Engle moderates the session on Sacred Civics, which flows from the eponymously titled book, Sacred Civics: Building Seven Generation Cities she recently co-edited with fellow urban policy researchers and writers and Tanya Chung-Tiam-Fook and Julian Agyeman. The speakers, all of whom contributed essays to the book, will discuss how a city’s design be radically inclusive of Indigenous and Black citizens, newcomers, and other equity-seeking groups.

Jayne Engle moderates the Sacred Civics session. Photo: Submitted

Other sessions include: Future of Work: Living in Cities We Don’t Work In, which examines the impact of remote working on urban design; the “Art” in Art of City Building, exploring concepts of aesthetics and beauty in the built landscape; and Cities, Interchanges and Cultural Districts, investigating how cities can embrace, honour and reflect the cultural diversity they contain for everyone.

The ideas are big because, says principal consultant at Catalyst Conversation Strategies and conference organizer Kjeld Mizpah Conyers-Steede, they have to be.

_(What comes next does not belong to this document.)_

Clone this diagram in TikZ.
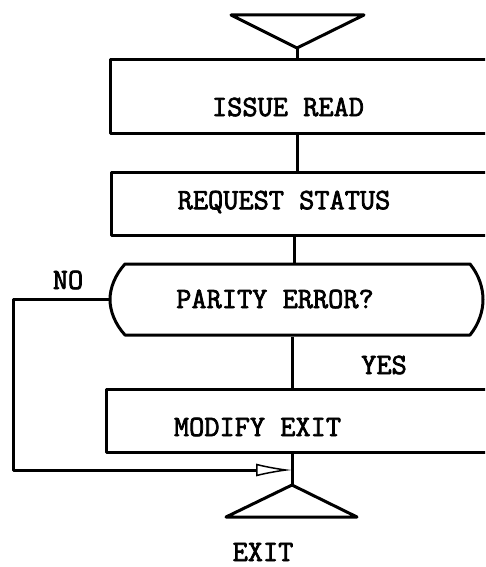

“There are a lot of things happening within our cities that people are talking about,” he adds. “We’re bringing big ideas to inspire and provoke challenging conversations about how cities can rediscover themselves and navigate economic and social change … We’re talking about systemic barriers. How do you develop cultural districts? How do you have that connection? We’re actually using models from Halifax to showcase what people are doing to start the conversation.”

One such person is Pam Glode-Desrochers, executive director of the Mi’kmaw Native Friendship Centre and one of the speakers at the Sacred Civics session. “Pam’s vision is really about an inclusive participatory culture and platform,” says Engle, who notes that Glode-Desrocher’s efforts to find a new home for the centre at the foot of Citadel Hill epitomizes one of the resonant themes of the conference.

“The reference to ‘seven generations’ in the book’s title comes from the ethos of many Indigenous teachings, in which we should always look at least seven generations into the past, for the ancestors to be informed about any major planning or decision-making process. It’s also incumbent on us also to look at least seven generations into the future. We also see it as a metaphor for thinking long term; for building things with the mindset of centuries rather than how we normally see things, which is in years or decades.”

Other speakers at the Sacred Civics session include: Koifi Boone, a professor of landscape architecture and environmental planning from North Carolina; Jonathan Lapalme, Montreal-based co-director of Dark Matter Labs; Jennie Stevens, a professor of sustainability science and policy from Boston; Indy Johar, London-based co-founder of Dark Matter Labs; and Chung-Tiam-Fook.

CBC Radio host Portia Clark moderates the Future of Work session, which gets features speakers Isaiiah Olateru (CEO of 100 Xponential of Halifax), Hioussam Elokda (managing principal of Vancouver-based Happy Cities), and Alexandra McCann (executive director of Organization for Innovation Driven Entrepreneurship of Halifax).

Kjeld Mizpah Conyers-Steede is one of the conference organizers.

The “Art” in the Art of City Building session includes Ray Gracewood (president of Area 506 Ventures of New Brunswick), Margot Durling (creative director at Fathom Studio of Halifax), Halifax-based urban designer Christine Hemple, and New Brunswick government consultant Meghan Morrison.

Abigail Moriah, founder of the Toronto-based Black Planning Project, moderates the Cities, Interchanges and Cultural Districts session, hosting Treno Morton (community engagement specialist at Inspiring Communities in Halifax), Madeleine Spencer (owner of California-based Diamond Heart Enterprises), Seattle-based urban strategist Kate Joncas, and Halifax-based strategist for African Nova Scotian communities Carolann Wright.

Says Conyers-Steede: “If we had a million dollars, we’d bring everyone here and have a week-long conference dedicated to this work. There’s people all around the world, around our region, who are doing amazing things in urban planning.”